More than a year-and-a-half after the deadly shootings at Fort Hood, the only civilian killed on Nov. 5, 2009 was honored posthumously Monday.
Michael Cahill was awarded Secretary of the Army Award for Valor, the highest honor a civilian can receive.
Witnesses say Cahill was working as a physician’s assistant inside the soldier readiness center when Maj. Nidal Hasan entered the room and began shooting. The incident killed 13 people and injured dozens of others.
"He selflessly and courageously went to the rescue of fellow soldier readiness teammates and soldiers," Brig. Gen.
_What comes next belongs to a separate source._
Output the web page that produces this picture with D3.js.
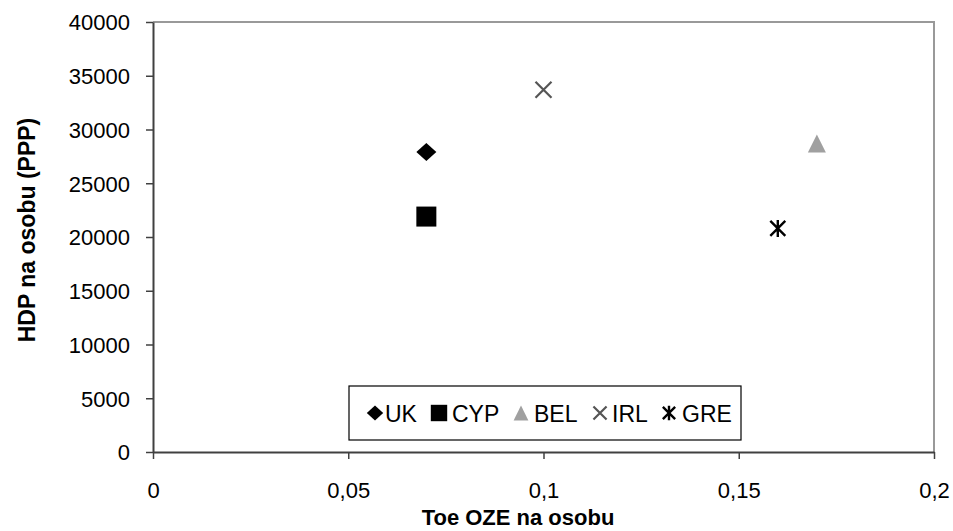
<!DOCTYPE html>
<html><head><meta charset="utf-8">
<script src="https://cdn.jsdelivr.net/npm/d3@7"></script>
<style>body{margin:0;background:#fff}svg{font-family:"Liberation Sans",Arial,sans-serif}</style>
</head><body><svg id="c" width="953" height="531"></svg>
<script>
const countries = ["UK","CYP","BEL","IRL","GRE"];
const toeValues = [0.07, 0.07, 0.17, 0.10, 0.16];
const hdpValues = [27900, 21900, 28700, 33700, 20800];
const xTicks = [0, 0.05, 0.1, 0.15, 0.2];
const yTicks = [0,5000,10000,15000,20000,25000,30000,35000,40000];
const symbols = ["diamond","square","triangle","x","star"];
const colors = ["#000","#000","#a0a0a0","#555","#000"];

const svg = d3.select("#c");
const L=153,R=934,T=22,B=452;
const x = d3.scaleLinear().domain([0,0.2]).range([L,R]);
const y = d3.scaleLinear().domain([0,40000]).range([B,T]);

svg.append("path").attr("d",`M${L},${T}H${R}V${B}`).attr("fill","none").attr("stroke","#999").attr("stroke-width",2);

const fmt = d => String(d).replace(".",",");
const xa = svg.append("g").attr("transform",`translate(0,${B})`)
  .call(d3.axisBottom(x).tickValues(xTicks).tickSize(7).tickFormat(fmt).tickSizeOuter(0));
const ya = svg.append("g").attr("transform",`translate(${L},0)`)
  .call(d3.axisLeft(y).tickValues(yTicks).tickSize(7).tickFormat(d=>d).tickSizeOuter(0));
[xa,ya].forEach(a=>{
  a.select(".domain").attr("stroke","#404040").attr("stroke-width",2);
  a.selectAll(".tick line").attr("stroke","#404040").attr("stroke-width",1.5);
  a.selectAll("text").attr("font-size",22).attr("fill","#000").attr("font-family","Liberation Sans, Arial, sans-serif");
});
xa.selectAll("text").attr("y",null).attr("dy",null).attr("transform","translate(0,46)");
ya.selectAll("text").attr("x",-23).attr("dy","0.36em");

function marker(g, s, c, cx, cy, k){
  if(s==="diamond"){
    g.append("path").attr("d",`M${cx},${cy-9*k}L${cx+10*k},${cy}L${cx},${cy+9*k}L${cx-10*k},${cy}Z`).attr("fill",c);
  } else if(s==="square"){
    const h=10*k; g.append("rect").attr("x",cx-h).attr("y",cy-h).attr("width",2*h).attr("height",2*h).attr("fill",c);
  } else if(s==="triangle"){
    const h=9*k; g.append("path").attr("d",`M${cx},${cy-h}L${cx+9*k},${cy+h}L${cx-9*k},${cy+h}Z`).attr("fill",c);
  } else if(s==="x"){
    const h=8*k; g.append("path").attr("d",`M${cx-h},${cy-h}L${cx+h},${cy+h}M${cx+h},${cy-h}L${cx-h},${cy+h}`).attr("stroke",c).attr("stroke-width",2.2);
  } else if(s==="star"){
    const h=7.5*k; g.append("path").attr("d",`M${cx-h},${cy-h}L${cx+h},${cy+h}M${cx+h},${cy-h}L${cx-h},${cy+h}M${cx},${cy-h-1}V${cy+h+1}`).attr("stroke",c).attr("stroke-width",2.4);
  }
}
const pts = svg.append("g");
countries.forEach((c,i)=>marker(pts, symbols[i], colors[i], x(toeValues[i]), y(hdpValues[i]), 1));

// legend
const lg = svg.append("g");
lg.append("rect").attr("x",349).attr("y",386).attr("width",392).attr("height",54).attr("fill","#fff").attr("stroke","#000").attr("stroke-width",1.2);
const lx = [375, 439, 521, 600, 669];
const tx = [385, 452, 534, 612, 682];
countries.forEach((c,i)=>{
  marker(lg, symbols[i], colors[i], lx[i], 413, 0.82);
  lg.append("text").attr("x",tx[i]).attr("y",422).attr("font-size",23).attr("fill","#000").text(c);
});

svg.append("text").attr("x",518).attr("y",525).attr("text-anchor","middle").attr("font-weight","bold").attr("font-size",22).text("Toe OZE na osobu");
svg.append("text").attr("transform",`translate(35,230) rotate(-90)`).attr("text-anchor","middle").attr("font-weight","bold").attr("font-size",23).text("HDP na osobu (PPP)");
</script></body></html>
Joseph DiSalvo said. "His act of personal courage and honor will forever be a source of inspiration.”
Cahill was shot while he attempted to stop Hasan by hitting him with a chair.
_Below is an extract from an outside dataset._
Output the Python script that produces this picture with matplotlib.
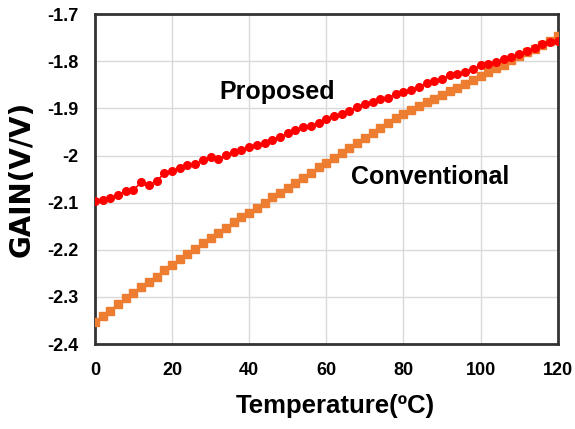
# -*- coding: utf-8 -*-
"""
Gain vs temperature, proposed and conventional circuit
"""

import matplotlib
matplotlib.use("Agg")
import matplotlib.pyplot as plt

# Data (every 2 degC)
temperature = [0, 2, 4, 6, 8, 10, 12, 14, 16, 18, 20, 22, 24, 26, 28, 30,
               32, 34, 36, 38, 40, 42, 44, 46, 48, 50, 52, 54, 56, 58, 60,
               62, 64, 66, 68, 70, 72, 74, 76, 78, 80, 82, 84, 86, 88, 90,
               92, 94, 96, 98, 100, 102, 104, 106, 108, 110, 112, 114, 116,
               118, 120]

gain_proposed = [-2.097, -2.095, -2.091, -2.084, -2.075, -2.073, -2.057,
                 -2.062, -2.054, -2.038, -2.032, -2.027, -2.021, -2.017,
                 -2.010, -2.003, -2.007, -1.999, -1.993, -1.989, -1.982,
                 -1.977, -1.973, -1.966, -1.960, -1.953, -1.946, -1.940,
                 -1.937, -1.931, -1.923, -1.917, -1.912, -1.905, -1.898,
                 -1.890, -1.886, -1.881, -1.877, -1.870, -1.865, -1.860,
                 -1.854, -1.847, -1.842, -1.837, -1.830, -1.826, -1.822,
                 -1.816, -1.808, -1.805, -1.802, -1.795, -1.790, -1.785,
                 -1.778, -1.771, -1.764, -1.760, -1.758]

gain_conventional = [-2.353, -2.341, -2.329, -2.315, -2.303, -2.291, -2.279,
                     -2.268, -2.257, -2.243, -2.232, -2.220, -2.209, -2.199,
                     -2.186, -2.176, -2.165, -2.153, -2.142, -2.131, -2.122,
                     -2.112, -2.100, -2.089, -2.079, -2.068, -2.058, -2.047,
                     -2.037, -2.025, -2.015, -2.005, -1.994, -1.984, -1.973,
                     -1.962, -1.952, -1.941, -1.931, -1.921, -1.912, -1.903,
                     -1.895, -1.887, -1.879, -1.871, -1.864, -1.856, -1.848,
                     -1.840, -1.831, -1.823, -1.815, -1.807, -1.797, -1.789,
                     -1.781, -1.773, -1.765, -1.756, -1.747]

x_ticks = [0, 20, 40, 60, 80, 100, 120]
y_ticks = [-2.4, -2.3, -2.2, -2.1, -2.0, -1.9, -1.8, -1.7]
y_tick_labels = ["-2.4", "-2.3", "-2.2", "-2.1", "-2", "-1.9", "-1.8", "-1.7"]

#%%
plt.rcParams['font.family'] = ['Liberation Sans', 'DejaVu Sans']
plt.rcParams['font.weight'] = 'bold'

fig = plt.figure(figsize=(5.75, 4.29), dpi=100)
ax = fig.add_axes([0.165, 0.198, 0.805, 0.769])

ax.plot(temperature, gain_conventional, color='#ed7d31', marker='s',
        markersize=5.5, linewidth=1.2, zorder=3)
ax.plot(temperature, gain_proposed, color='#ff0000', marker='o',
        markersize=5.5, linewidth=1.2, zorder=4)

ax.set_xlim(0, 120)
ax.set_ylim(-2.4, -1.7)
ax.set_xticks(x_ticks)
ax.set_yticks(y_ticks)
ax.set_yticklabels(y_tick_labels)
ax.tick_params(length=0, labelsize=13)
ax.tick_params(axis='x', pad=13)
ax.tick_params(axis='y', pad=12)

ax.grid(True, color='#d9d9d9', linewidth=1)
ax.set_axisbelow(True)
for side in ax.spines.values():
    side.set_linewidth(2)
    side.set_color('#333333')

ax.set_xlabel('Temperature(ºC)', fontsize=18.5, fontweight='bold')
ax.xaxis.set_label_coords(0.52, -0.152)
ax.set_ylabel('GAIN(V/V)', fontsize=20, fontweight='bold', labelpad=8,
              family=['DejaVu Sans'])

# Curve names
ax.text(47.2, -1.866, 'Proposed', fontsize=18, fontweight='bold',
        ha='center', va='center')
ax.text(86.8, -2.046, 'Conventional', fontsize=18, fontweight='bold',
        ha='center', va='center')

fig.savefig('out.png', dpi=100)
"He did that day what he did every day, he protected the well being of his soldiers, patients co-workers, no matter what the cost," Cahill’s daughter, Kerry Cahill, said. "He believed in doing the most good every day when it was possible, and it was always possible."
Cahill’s family says the deeper meaning behind the colors of the ribbon, red for valor, white for high ideals, blue for integrity and patriotism perfectly represent the man, husband, father and retired soldier they loved.
"Bravery isn't doing something because it's easy, bravery is doing something when you're scared, but do it anyway, and dad always did it anyway," Kerry Cahill said.
Other soldiers and first responders who went above and beyond on Nov. 5, 2009 were already recognized during a special ceremony held on the one year anniversary of the shootings.